--- Begin ITEMS ---
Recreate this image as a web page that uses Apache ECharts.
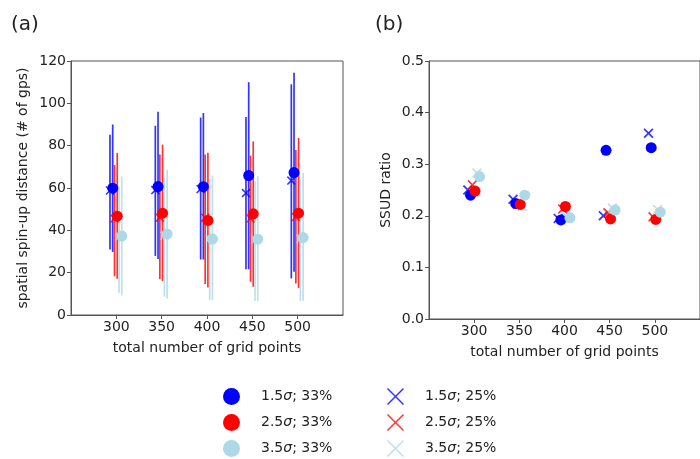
<!DOCTYPE html>
<html>
<head>
<meta charset="utf-8">
<script src="https://cdn.jsdelivr.net/npm/echarts@6/dist/echarts.min.js"></script>
<style>
  html, body { margin: 0; padding: 0; background: #fff; }
  #chart { width: 700px; height: 459px; }
</style>
</head>
<body>
<div id="chart"></div>
<script>
// grid sizes on the x axis
const gridPoints = [300, 350, 400, 450, 500];
const xTicks = [300, 350, 400, 450, 500];

// small shift along x so the markers do not sit on top of each other
const offset33 = [-4, 1, 6];
const offset25 = [-7, -2, 3];

const names33 = ['1.5σ; 33%', '2.5σ; 33%', '3.5σ; 33%'];
const names25 = ['1.5σ; 25%', '2.5σ; 25%', '3.5σ; 25%'];
const colors = ['#0000ff', '#ff0000', '#add8e6'];

// (a) spatial spin-up distance: mean, lower and upper end of the bars
const blue33 = [59.9, 60.7, 60.6, 65.9, 67.3];
const blue33Lo = [29.8, 26.4, 26.2, 21.6, 20.4];
const blue33Hi = [90, 96, 95.4, 110, 114.4];
const red33 = [46.7, 48.1, 44.7, 47.8, 48.1];
const red33Lo = [17.1, 16, 13, 13.3, 12.7];
const red33Hi = [76.6, 80.5, 76.7, 82, 83.6];
const lb33 = [37.3, 38.3, 35.9, 35.8, 36.6];
const lb33Lo = [9.3, 7.8, 7, 6.6, 6.7];
const lb33Hi = [65.4, 68.6, 65.9, 65.5, 67.1];

const blue25 = [58.8, 59, 59.5, 57.6, 63.5];
const blue25Lo = [31, 27.9, 26.2, 21.6, 17.3];
const blue25Hi = [85.2, 89.4, 93.3, 93.6, 109];
const red25 = [45.6, 46, 46, 45.6, 46.3];
const red25Lo = [18.3, 16.9, 14.6, 15.7, 14.9];
const red25Hi = [70.9, 75.8, 75.8, 75.3, 78];
const lb25 = [37, 37.5, 36, 35.5, 36];
const lb25Lo = [10.5, 8.6, 7, 6.6, 6.7];
const lb25Hi = [60.7, 64.5, 64, 63.2, 64];

// (b) SSUD ratio
const ratioBlue33 = [0.240, 0.224, 0.192, 0.327, 0.332];
const ratioRed33 = [0.248, 0.222, 0.218, 0.194, 0.193];
const ratioLb33 = [0.276, 0.240, 0.196, 0.211, 0.207];
const ratioBlue25 = [0.250, 0.232, 0.195, 0.200, 0.360];
const ratioRed25 = [0.260, 0.222, 0.213, 0.206, 0.198];
const ratioLb25 = [0.283, 0.218, 0.197, 0.215, 0.212];

const means33 = [blue33, red33, lb33];
const lows33 = [blue33Lo, red33Lo, lb33Lo];
const highs33 = [blue33Hi, red33Hi, lb33Hi];
const means25 = [blue25, red25, lb25];
const lows25 = [blue25Lo, red25Lo, lb25Lo];
const highs25 = [blue25Hi, red25Hi, lb25Hi];
const ratios33 = [ratioBlue33, ratioRed33, ratioLb33];
const ratios25 = [ratioBlue25, ratioRed25, ratioLb25];

const FONT = 'DejaVu Sans';
const crossIcon = 'path://M0,1.2L1.2,0L5,3.8L8.8,0L10,1.2L6.2,5L10,8.8L8.8,10L5,6.2L1.2,10L0,8.8L3.8,5Z';
// thinner x for the legend, where the icon is drawn bigger
const crossLegend = 'path://M0,0.6L0.6,0L5,4.4L9.4,0L10,0.6L5.6,5L10,9.4L9.4,10L5,5.6L0.6,10L0,9.4L4.4,5Z';

const pts = (vals, off) => gridPoints.map((g, i) => [g + off, vals[i]]);
const bars = (lo, hi, off) => gridPoints.map((g, i) => [g + off, lo[i], hi[i]]);

function errorBars(data, color, z) {
  return {
    type: 'custom',
    xAxisIndex: 0,
    yAxisIndex: 0,
    z: z,
    silent: true,
    encode: { x: 0, y: [1, 2] },
    data: data,
    renderItem: function (params, api) {
      const p1 = api.coord([api.value(0), api.value(1)]);
      const p2 = api.coord([api.value(0), api.value(2)]);
      return {
        type: 'line',
        shape: { x1: p1[0], y1: p1[1], x2: p2[0], y2: p2[1] },
        style: { stroke: color, lineWidth: 1.7, opacity: 0.8 }
      };
    }
  };
}

const series = [];
for (let k = 0; k < 3; k++) {
  // panel (a)
  series.push(errorBars(bars(lows25[k], highs25[k], offset25[k]), colors[k], 2));
  series.push(errorBars(bars(lows33[k], highs33[k], offset33[k]), colors[k], 2));
}
for (let k = 0; k < 3; k++) {
  series.push({
    name: names25[k], type: 'scatter', xAxisIndex: 0, yAxisIndex: 0, z: 3,
    symbol: crossIcon, symbolSize: 9,
    itemStyle: { color: colors[k], opacity: 0.8 },
    data: pts(means25[k], offset25[k])
  });
  series.push({
    name: names33[k], type: 'scatter', xAxisIndex: 0, yAxisIndex: 0, z: 4,
    symbol: 'circle', symbolSize: 11,
    itemStyle: { color: colors[k], opacity: 1 },
    data: pts(means33[k], offset33[k])
  });
  // panel (b)
  series.push({
    name: names25[k], type: 'scatter', xAxisIndex: 1, yAxisIndex: 1, z: 3,
    symbol: crossIcon, symbolSize: 10,
    itemStyle: { color: colors[k], opacity: 0.8 },
    data: pts(ratios25[k], offset25[k])
  });
  series.push({
    name: names33[k], type: 'scatter', xAxisIndex: 1, yAxisIndex: 1, z: 4,
    symbol: 'circle', symbolSize: 11,
    itemStyle: { color: colors[k], opacity: 1 },
    data: pts(ratios33[k], offset33[k])
  });
}

const axisCommon = {
  axisLine: { show: true, lineStyle: { color: '#555', width: 1 } },
  axisTick: { show: true, inside: false, length: 4, lineStyle: { color: '#555' } },
  axisLabel: { color: '#222', fontSize: 14, fontFamily: FONT, margin: 5 },
  splitLine: { show: false },
  nameTextStyle: { color: '#222', fontSize: 14, fontFamily: FONT }
};

function xAxis(idx) {
  return Object.assign({}, axisCommon, {
    type: 'value', gridIndex: idx, min: 250, max: 550, interval: 50,
    name: 'total number of grid points', nameLocation: 'middle', nameGap: 26,
    axisTick: Object.assign({}, axisCommon.axisTick, { customValues: xTicks }),
    axisLabel: Object.assign({}, axisCommon.axisLabel, { customValues: xTicks })
  });
}

const fmt = s => s.replace('σ', '{i|σ}');
const legendText = {
  color: '#222', fontSize: 14, fontFamily: FONT, padding: [0, 0, 0, 16],
  rich: { i: { fontStyle: 'italic', fontSize: 14, fontFamily: FONT, color: '#222' } }
};

const option = {
  animation: false,
  backgroundColor: '#fff',
  title: [
    { text: '(a)', left: 6, top: 10, textStyle: { fontSize: 20, fontWeight: 'normal', color: '#222', fontFamily: FONT } },
    { text: '(b)', left: 370, top: 10, textStyle: { fontSize: 20, fontWeight: 'normal', color: '#222', fontFamily: FONT } }
  ],
  grid: [
    { left: 71, top: 61, width: 272, height: 254, show: true, borderColor: '#555', borderWidth: 1 },
    { left: 429, top: 61, width: 277, height: 258, show: true, borderColor: '#555', borderWidth: 1 }
  ],
  xAxis: [xAxis(0), xAxis(1)],
  yAxis: [
    Object.assign({}, axisCommon, {
      type: 'value', gridIndex: 0, min: 0, max: 120, interval: 20,
      name: 'spatial spin-up distance (# of gps)', nameLocation: 'middle', nameGap: 41
    }),
    Object.assign({}, axisCommon, {
      type: 'value', gridIndex: 1, min: 0, max: 0.5, interval: 0.1,
      name: 'SSUD ratio', nameLocation: 'middle', nameGap: 36,
      axisLabel: Object.assign({}, axisCommon.axisLabel, { formatter: v => v.toFixed(1) })
    })
  ],
  legend: [
    {
      orient: 'vertical', left: 223, top: 388, height: 90, padding: 0,
      itemWidth: 17, itemHeight: 17, itemGap: 9,
      selectedMode: false, textStyle: legendText, formatter: fmt,
      data: names33.map(n => ({ name: n, icon: 'circle' }))
    },
    {
      orient: 'vertical', left: 387, top: 388, height: 90, padding: 0,
      itemWidth: 17, itemHeight: 17, itemGap: 9,
      selectedMode: false, textStyle: legendText, formatter: fmt,
      data: names25.map(n => ({ name: n, icon: crossLegend }))
    }
  ],
  series: series
};

const chart = echarts.init(document.getElementById('chart'));
chart.setOption(option);
</script>
</body>
</html>
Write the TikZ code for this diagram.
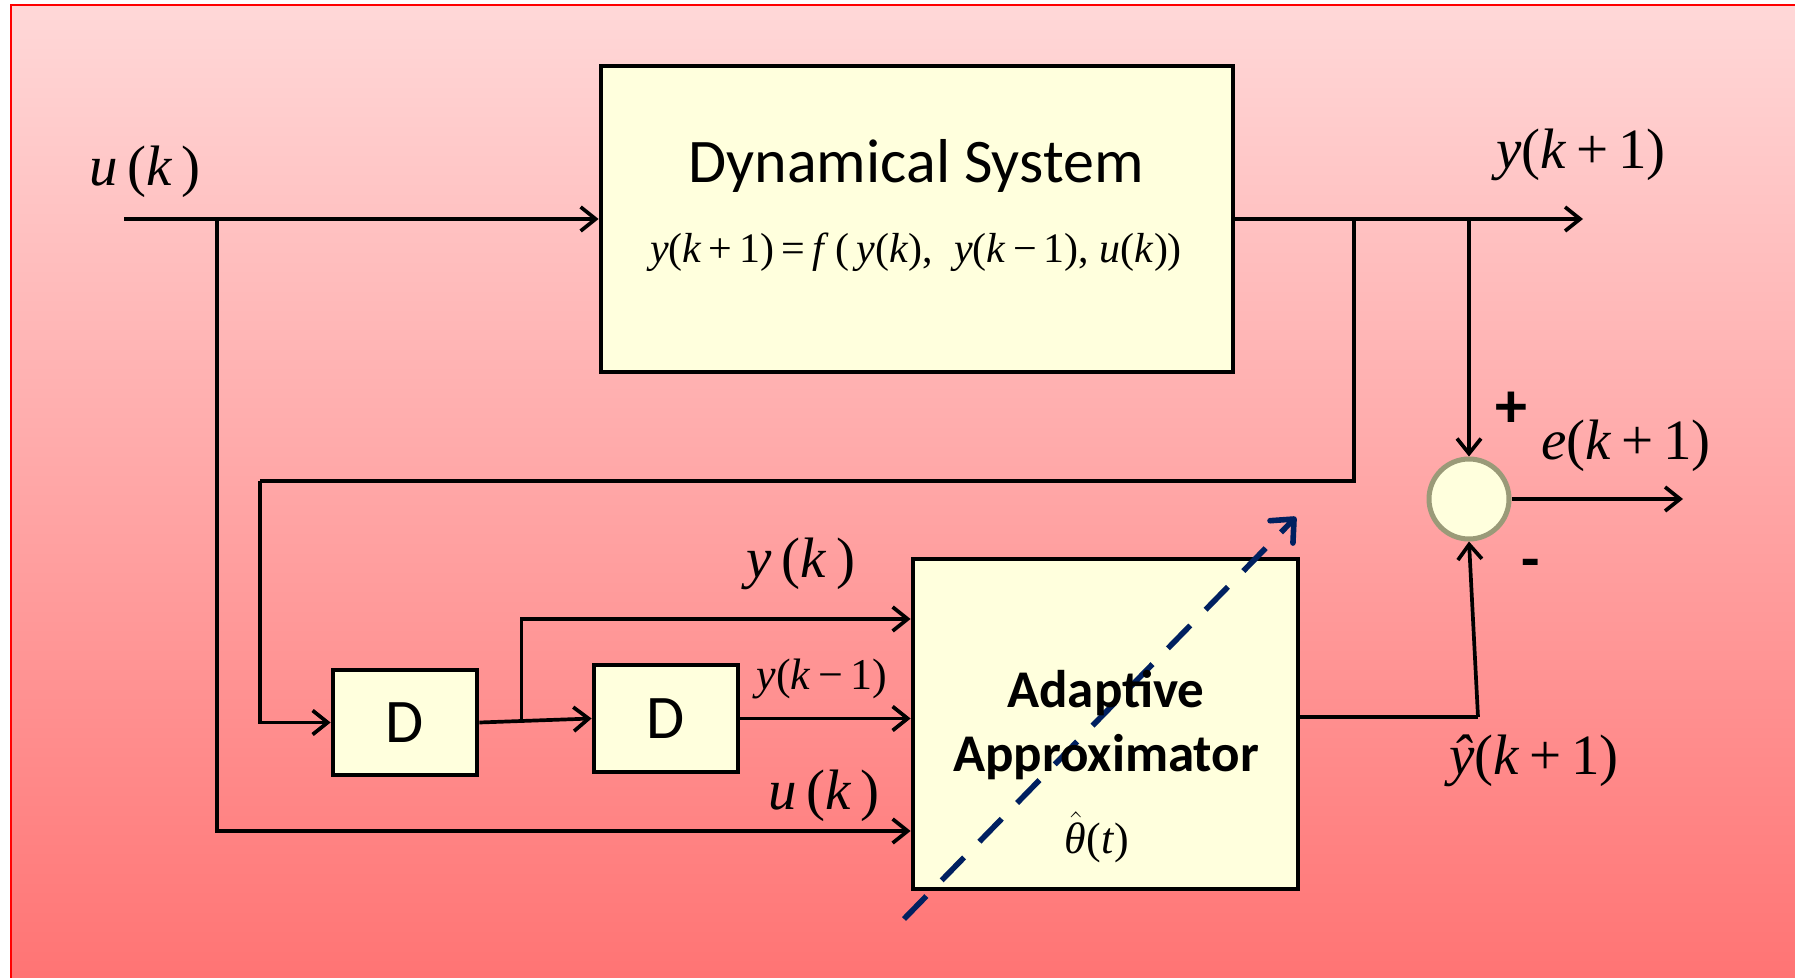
\documentclass[tikz,border=0pt]{standalone}
\usepackage{fontspec}
\setmainfont{Liberation Serif}
\newfontfamily\carlito{Carlito}
\usetikzlibrary{arrows.meta,calc}
\definecolor{boxfill}{HTML}{FFFFDD}
\definecolor{navyc}{HTML}{002060}
\definecolor{ringc}{HTML}{9A9A78}
\definecolor{bgtop}{HTML}{FFD8D8}
\definecolor{bgbot}{HTML}{FF7373}
\newcommand\mi[1]{\textit{#1}}
\begin{document}
\begin{tikzpicture}[x=0.5pt,y=-0.5pt,
  blk/.style={draw=black,line width=2.4pt,fill=boxfill,inner sep=0pt},
  wire/.style={line width=1.85pt,-{Straight Barb[length=7.5pt,width=12pt,line width=1.85pt]}},
  ln/.style={line width=1.85pt},
  lbl/.style={font=\fontsize{28.5}{30}\selectfont,inner sep=0pt},
  slbl/.style={font=\fontsize{22}{24}\selectfont,inner sep=0pt},
  ctxt/.style={font=\carlito\fontsize{31}{34}\selectfont,inner sep=0pt},
  btxt/.style={font=\carlito\bfseries\fontsize{26.5}{30}\selectfont,inner sep=0pt},
]
\useasboundingbox (0,0) rectangle (1795,978);
% background
\shade[top color=bgtop,bottom color=bgbot] (11,5) rectangle (1800,985);
\draw[red,line width=1pt] (11,985) -- (11,5) -- (1800,5);

% blocks
\node[blk,minimum width=316pt,minimum height=153pt] (dyn) at (917,219) {};
\node[blk,minimum width=192.5pt,minimum height=165pt] (adapt) at (1105.5,724) {};
\node[blk,minimum width=72pt,minimum height=52.5pt,ctxt] (d1) at (405,722.5) {D};
\node[blk,minimum width=72pt,minimum height=53.5pt,ctxt] (d2) at (666,718.5) {D};
\node[circle,draw=ringc,line width=2.5pt,fill=boxfill,minimum size=40pt,inner sep=0pt] (sum) at (1469,499) {};

% helper coordinates
\coordinate (uin) at (124,219);
\coordinate (ubr) at (217,219);
\coordinate (br1) at (1354,219);
\coordinate (fb) at (260,481);
\coordinate (yend) at (1583,219);
\coordinate (eend) at (1683,499);
\coordinate (yk) at (0,619);
\coordinate (uk) at (0,831);
\coordinate (yh) at (1478,717);
\coordinate (br3) at ($(d1.east)!0.376!(d2.west)$);

% connectors
\draw[wire] (uin) -- (dyn.west);
\draw[wire] (ubr) |- (adapt.west |- uk);
\draw[wire] (dyn.east) -- (yend);
\draw[ln] (br1) |- (fb);
\draw[wire] (fb) |- (d1.west);
\draw[wire] (sum.north |- dyn.east) -- (sum.north);
\draw[wire] (sum.east) -- (eend);
\draw[wire] (d1.east) -- (d2.west);
\draw[wire] (br3) |- (adapt.west |- yk);
\draw[wire] (d2.east) -- (adapt.west |- d2.east);
\draw[ln] ($(adapt.east)+(0,-7)$) -- (yh);
\draw[wire] (yh) -- (sum.south);

% dashed adaptation arrow
\coordinate (da) at (904,919);
\coordinate (db) at (1296,517);
\draw[navyc,line width=2.8pt,dash pattern=on 16pt off 11pt,
  -{Straight Barb[length=9pt,width=16pt,line width=2.8pt,round]}] (da) -- (db);

% texts
\node[ctxt] (dyntitle) at (916,166) {Dynamical System};
\node[font=\fontsize{21}{22}\selectfont,inner sep=0pt] (dyneq) at (916,252)
  {\mi{y}(\mi{k}\,+\,1)\,=\,\mi{f}\,(\,\mi{y}(\mi{k}),\ \ \mi{y}(\mi{k}\,−\,1), \mi{u}(\mi{k}))};
\node[btxt] (at1) at (1106,693) {Adaptive};
\node[btxt] (at2) at (1106,757) {Approximator};
\node[slbl] (theta) at (1097,837) {\ensuremath{\hat{\mbox{\itshape θ}}}(\mi{t})};

\node[lbl] (lu) at (145,172) {\mi{u}\,(\mi{k}\,)};
\node[lbl] (ly) at (1581,155) {\mi{y}(\mi{k}\,+\,1)};
\node[font=\carlito\bfseries\fontsize{32}{34}\selectfont,inner sep=0pt] (lplus) at (1511,410) {+};
\node[lbl] (le) at (1626,446) {\mi{e}(\mi{k}\,+\,1)};
\node[font=\carlito\bfseries\fontsize{30}{34}\selectfont,inner sep=0pt] (lminus) at (1531,569) {-};
\node[lbl] (lyh) at (1534,761) {\mi{ŷ}(\mi{k}\,+\,1)};
\node[lbl] (lyk) at (801,564) {\mi{y}\,(\mi{k}\,)};
\node[slbl] (lyk1) at (822,679) {\mi{y}(\mi{k}\,−\,1)};
\node[lbl] (luk) at (824,796) {\mi{u}\,(\mi{k}\,)};
\end{tikzpicture}
\end{document}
--- End ITEMS ---
-- THE EXERCISE --
Extract each line from the entries above that contains the string "this".

-- RESPONSE TO THE TASK --
Recreate this image as a web page that uses Apache ECharts.
Write the TikZ code for this diagram.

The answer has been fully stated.